**EXERCISE OBJECTIVE**
Show each line of the data below that has the string "with" in it.

**DATA FOR THE TASK**
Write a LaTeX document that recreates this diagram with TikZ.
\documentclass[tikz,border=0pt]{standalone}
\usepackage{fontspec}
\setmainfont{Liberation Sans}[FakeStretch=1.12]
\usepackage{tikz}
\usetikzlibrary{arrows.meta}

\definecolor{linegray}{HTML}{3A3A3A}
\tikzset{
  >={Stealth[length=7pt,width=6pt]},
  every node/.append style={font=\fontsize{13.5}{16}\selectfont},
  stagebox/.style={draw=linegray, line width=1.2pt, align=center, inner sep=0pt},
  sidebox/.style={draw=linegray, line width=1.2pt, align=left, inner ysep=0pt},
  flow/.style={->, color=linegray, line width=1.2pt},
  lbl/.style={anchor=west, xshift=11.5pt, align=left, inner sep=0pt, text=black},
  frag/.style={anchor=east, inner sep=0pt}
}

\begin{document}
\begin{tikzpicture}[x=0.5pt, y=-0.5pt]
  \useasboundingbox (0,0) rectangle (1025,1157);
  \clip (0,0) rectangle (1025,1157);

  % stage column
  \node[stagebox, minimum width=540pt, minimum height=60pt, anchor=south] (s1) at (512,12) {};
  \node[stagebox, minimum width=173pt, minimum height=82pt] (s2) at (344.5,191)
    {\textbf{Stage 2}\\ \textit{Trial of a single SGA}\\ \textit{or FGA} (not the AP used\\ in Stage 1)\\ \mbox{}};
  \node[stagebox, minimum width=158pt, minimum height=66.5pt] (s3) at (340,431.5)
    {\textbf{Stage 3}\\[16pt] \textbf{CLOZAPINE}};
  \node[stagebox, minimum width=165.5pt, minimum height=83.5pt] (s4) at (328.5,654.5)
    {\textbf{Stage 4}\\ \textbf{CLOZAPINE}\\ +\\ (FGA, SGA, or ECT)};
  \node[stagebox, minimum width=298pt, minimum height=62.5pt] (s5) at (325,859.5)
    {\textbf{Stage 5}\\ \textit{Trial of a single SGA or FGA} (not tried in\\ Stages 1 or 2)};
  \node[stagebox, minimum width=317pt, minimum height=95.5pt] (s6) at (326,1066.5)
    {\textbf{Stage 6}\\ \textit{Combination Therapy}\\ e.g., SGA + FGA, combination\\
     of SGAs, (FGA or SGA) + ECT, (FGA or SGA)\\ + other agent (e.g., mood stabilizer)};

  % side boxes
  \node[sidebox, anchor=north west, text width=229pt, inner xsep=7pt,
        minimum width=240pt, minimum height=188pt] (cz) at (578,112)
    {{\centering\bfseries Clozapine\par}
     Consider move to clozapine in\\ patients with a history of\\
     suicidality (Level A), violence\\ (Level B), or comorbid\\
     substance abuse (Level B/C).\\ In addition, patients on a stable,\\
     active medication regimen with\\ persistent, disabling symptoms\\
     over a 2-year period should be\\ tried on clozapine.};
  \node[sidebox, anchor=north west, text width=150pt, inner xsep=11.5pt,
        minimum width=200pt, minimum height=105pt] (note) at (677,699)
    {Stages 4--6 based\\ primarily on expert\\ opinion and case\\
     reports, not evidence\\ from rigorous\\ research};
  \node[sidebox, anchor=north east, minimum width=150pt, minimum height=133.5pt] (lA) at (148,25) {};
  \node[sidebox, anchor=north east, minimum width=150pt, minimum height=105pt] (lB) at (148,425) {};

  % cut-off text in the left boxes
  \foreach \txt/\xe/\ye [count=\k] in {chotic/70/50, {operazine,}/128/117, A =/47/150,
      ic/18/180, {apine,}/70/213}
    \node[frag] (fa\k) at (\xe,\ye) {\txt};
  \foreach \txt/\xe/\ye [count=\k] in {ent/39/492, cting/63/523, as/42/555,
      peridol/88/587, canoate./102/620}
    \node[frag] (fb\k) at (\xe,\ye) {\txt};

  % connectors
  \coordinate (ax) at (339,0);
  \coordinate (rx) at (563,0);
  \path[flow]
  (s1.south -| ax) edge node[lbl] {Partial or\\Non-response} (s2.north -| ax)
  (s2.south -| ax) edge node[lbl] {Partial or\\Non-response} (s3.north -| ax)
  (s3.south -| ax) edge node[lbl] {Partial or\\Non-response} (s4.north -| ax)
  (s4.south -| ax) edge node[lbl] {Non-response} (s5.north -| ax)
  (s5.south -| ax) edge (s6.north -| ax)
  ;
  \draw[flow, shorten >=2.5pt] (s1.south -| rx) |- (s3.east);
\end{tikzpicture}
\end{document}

---

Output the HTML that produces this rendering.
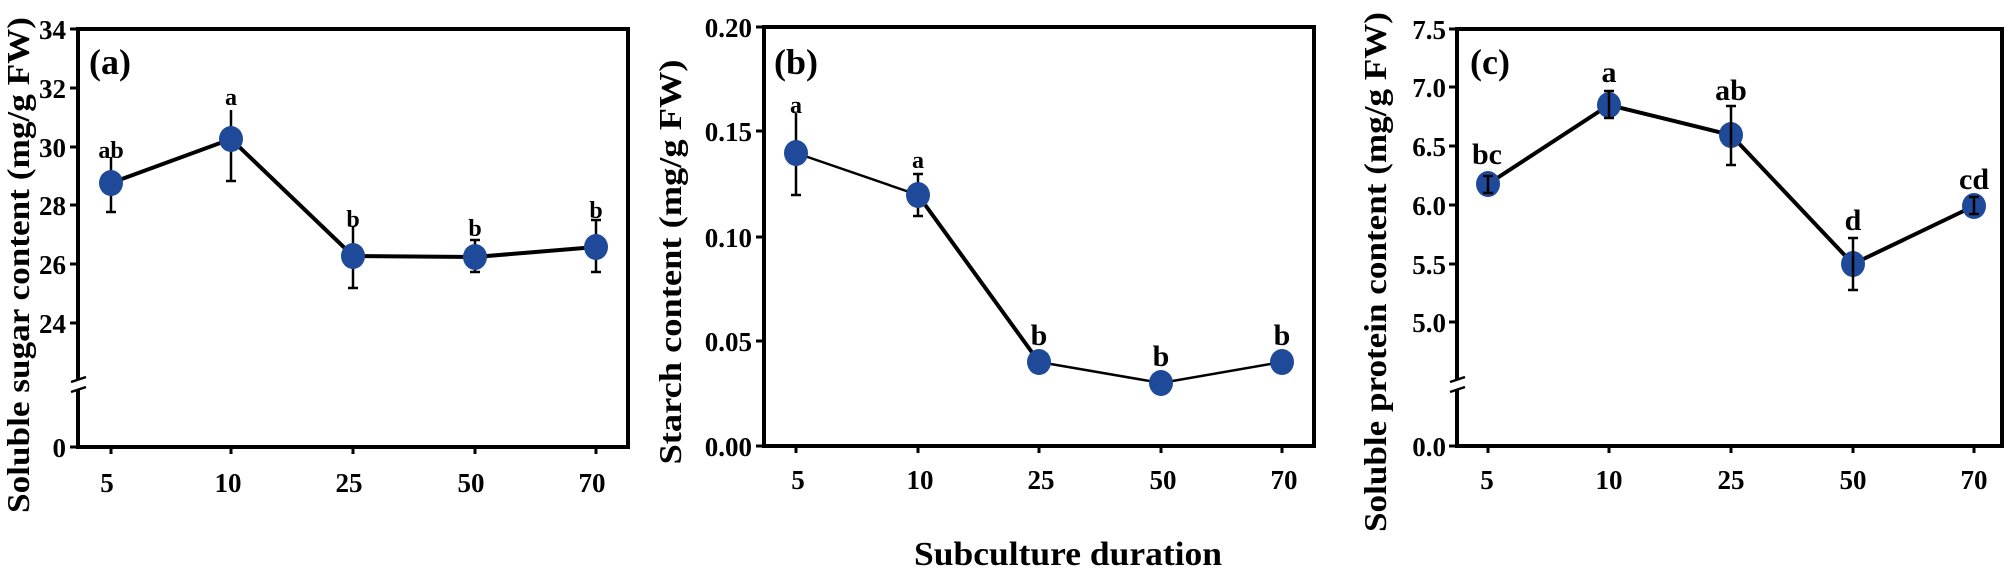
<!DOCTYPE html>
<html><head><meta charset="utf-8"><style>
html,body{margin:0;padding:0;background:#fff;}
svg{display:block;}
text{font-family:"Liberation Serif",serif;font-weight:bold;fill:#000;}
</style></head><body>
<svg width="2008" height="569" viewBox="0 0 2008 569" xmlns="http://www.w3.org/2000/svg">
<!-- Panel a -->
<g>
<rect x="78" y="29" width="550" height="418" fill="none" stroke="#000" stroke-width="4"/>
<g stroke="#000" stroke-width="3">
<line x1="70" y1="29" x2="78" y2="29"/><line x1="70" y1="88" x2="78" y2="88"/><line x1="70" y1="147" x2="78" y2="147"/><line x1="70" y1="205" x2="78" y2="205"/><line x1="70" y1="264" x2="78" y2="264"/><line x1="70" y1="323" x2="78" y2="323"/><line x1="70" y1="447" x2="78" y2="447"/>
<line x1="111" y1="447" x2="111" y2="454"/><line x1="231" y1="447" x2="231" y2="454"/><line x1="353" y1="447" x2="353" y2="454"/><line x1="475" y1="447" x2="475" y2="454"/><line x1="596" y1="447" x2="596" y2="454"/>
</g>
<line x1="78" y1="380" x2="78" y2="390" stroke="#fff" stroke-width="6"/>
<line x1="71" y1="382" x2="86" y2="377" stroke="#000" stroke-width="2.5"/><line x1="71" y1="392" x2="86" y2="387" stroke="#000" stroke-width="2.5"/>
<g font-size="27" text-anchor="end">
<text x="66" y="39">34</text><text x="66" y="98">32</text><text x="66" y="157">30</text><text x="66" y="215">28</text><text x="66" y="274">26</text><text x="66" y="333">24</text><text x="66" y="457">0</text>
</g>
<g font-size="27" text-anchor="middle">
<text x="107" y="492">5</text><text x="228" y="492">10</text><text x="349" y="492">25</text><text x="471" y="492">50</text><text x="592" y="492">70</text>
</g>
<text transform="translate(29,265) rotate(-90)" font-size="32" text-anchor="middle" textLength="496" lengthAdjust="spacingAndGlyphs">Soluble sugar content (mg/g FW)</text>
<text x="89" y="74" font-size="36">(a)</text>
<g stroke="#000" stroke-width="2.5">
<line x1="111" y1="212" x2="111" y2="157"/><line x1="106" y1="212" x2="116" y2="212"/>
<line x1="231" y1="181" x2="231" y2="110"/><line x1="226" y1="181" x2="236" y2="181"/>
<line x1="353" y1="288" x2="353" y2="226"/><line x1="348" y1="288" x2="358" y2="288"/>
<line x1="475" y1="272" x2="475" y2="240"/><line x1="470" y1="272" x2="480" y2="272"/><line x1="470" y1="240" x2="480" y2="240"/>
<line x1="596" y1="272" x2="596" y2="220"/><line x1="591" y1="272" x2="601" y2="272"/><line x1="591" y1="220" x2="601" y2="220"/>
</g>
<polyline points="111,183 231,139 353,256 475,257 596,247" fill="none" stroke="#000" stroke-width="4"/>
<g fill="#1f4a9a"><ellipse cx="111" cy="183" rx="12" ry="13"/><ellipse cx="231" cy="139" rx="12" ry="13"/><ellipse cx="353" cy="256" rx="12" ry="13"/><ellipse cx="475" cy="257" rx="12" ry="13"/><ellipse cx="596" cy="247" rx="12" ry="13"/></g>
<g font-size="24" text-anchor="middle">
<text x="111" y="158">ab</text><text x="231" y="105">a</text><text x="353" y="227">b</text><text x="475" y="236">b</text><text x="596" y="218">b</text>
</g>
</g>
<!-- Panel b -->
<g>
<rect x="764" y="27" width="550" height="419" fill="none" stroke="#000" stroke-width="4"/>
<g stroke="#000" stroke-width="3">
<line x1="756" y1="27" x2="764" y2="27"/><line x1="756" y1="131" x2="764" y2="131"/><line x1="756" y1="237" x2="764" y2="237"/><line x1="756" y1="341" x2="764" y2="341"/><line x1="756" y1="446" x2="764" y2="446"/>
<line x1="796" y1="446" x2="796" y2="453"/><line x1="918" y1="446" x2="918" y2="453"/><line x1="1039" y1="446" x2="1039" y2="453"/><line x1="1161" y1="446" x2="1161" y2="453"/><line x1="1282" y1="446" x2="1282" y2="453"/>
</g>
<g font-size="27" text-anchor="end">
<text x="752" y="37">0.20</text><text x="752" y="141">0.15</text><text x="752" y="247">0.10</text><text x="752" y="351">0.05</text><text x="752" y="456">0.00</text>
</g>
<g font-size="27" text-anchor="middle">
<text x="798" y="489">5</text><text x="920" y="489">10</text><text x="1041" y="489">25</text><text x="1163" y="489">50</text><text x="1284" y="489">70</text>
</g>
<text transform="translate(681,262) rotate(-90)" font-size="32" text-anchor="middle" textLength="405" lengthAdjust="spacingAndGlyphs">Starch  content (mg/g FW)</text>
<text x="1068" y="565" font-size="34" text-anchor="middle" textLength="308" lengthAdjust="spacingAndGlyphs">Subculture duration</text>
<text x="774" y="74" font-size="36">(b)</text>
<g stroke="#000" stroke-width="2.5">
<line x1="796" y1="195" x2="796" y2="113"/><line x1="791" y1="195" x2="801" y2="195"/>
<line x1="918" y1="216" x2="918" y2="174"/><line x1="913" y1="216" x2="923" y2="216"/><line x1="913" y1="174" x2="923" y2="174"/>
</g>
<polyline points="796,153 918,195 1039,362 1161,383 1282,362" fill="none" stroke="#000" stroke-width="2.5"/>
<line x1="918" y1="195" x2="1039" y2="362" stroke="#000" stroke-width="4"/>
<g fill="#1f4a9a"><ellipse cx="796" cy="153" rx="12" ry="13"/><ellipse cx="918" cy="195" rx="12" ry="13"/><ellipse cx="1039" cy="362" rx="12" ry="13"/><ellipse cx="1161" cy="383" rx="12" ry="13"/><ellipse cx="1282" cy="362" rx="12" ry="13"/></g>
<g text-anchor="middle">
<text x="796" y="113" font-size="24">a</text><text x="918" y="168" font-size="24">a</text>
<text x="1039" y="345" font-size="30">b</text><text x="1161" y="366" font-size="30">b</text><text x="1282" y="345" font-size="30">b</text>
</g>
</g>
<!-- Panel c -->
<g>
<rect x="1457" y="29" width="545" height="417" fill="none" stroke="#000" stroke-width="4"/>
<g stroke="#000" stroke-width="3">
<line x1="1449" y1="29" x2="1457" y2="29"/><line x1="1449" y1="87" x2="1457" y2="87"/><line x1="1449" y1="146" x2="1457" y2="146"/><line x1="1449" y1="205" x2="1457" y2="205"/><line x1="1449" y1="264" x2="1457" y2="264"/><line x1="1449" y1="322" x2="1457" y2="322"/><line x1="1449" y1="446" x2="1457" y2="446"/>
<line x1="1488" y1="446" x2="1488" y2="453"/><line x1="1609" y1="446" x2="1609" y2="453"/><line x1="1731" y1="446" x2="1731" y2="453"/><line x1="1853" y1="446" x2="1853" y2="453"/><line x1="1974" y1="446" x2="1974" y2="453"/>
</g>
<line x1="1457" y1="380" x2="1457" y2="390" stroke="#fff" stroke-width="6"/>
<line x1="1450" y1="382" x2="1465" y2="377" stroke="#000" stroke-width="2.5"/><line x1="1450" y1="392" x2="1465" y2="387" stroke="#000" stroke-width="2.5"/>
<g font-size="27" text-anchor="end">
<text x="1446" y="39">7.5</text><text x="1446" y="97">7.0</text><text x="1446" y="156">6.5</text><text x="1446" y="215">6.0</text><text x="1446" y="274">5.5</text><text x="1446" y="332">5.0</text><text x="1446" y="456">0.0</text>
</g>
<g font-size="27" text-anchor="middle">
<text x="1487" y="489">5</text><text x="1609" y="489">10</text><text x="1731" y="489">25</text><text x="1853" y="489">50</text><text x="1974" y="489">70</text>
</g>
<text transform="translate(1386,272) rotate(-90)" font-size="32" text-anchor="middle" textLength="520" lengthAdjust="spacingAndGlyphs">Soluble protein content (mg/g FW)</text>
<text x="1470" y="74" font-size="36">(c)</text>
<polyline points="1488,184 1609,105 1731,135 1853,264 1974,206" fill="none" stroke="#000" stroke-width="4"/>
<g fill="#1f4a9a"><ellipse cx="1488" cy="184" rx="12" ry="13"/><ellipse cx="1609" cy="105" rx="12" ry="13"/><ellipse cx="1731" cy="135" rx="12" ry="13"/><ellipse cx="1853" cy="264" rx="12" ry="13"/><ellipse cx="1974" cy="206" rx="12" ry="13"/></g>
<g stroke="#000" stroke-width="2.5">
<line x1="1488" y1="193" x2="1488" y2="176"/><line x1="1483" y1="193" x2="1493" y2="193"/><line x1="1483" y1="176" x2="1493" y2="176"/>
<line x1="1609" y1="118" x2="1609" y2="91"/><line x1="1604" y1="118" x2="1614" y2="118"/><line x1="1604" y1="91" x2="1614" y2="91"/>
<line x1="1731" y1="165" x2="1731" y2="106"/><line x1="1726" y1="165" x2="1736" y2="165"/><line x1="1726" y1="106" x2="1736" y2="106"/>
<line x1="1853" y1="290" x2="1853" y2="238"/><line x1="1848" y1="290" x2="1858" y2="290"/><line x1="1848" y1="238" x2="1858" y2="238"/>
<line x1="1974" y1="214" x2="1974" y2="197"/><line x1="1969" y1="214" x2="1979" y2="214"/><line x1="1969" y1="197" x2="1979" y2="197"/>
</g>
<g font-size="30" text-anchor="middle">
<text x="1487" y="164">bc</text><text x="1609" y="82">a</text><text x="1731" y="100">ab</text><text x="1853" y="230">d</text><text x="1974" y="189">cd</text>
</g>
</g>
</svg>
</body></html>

**COMPLETED TASK**
Write a LaTeX document that recreates this diagram with TikZ.
     Consider move to clozapine in\\ patients with a history of\\
     active medication regimen with\\ persistent, disabling symptoms\\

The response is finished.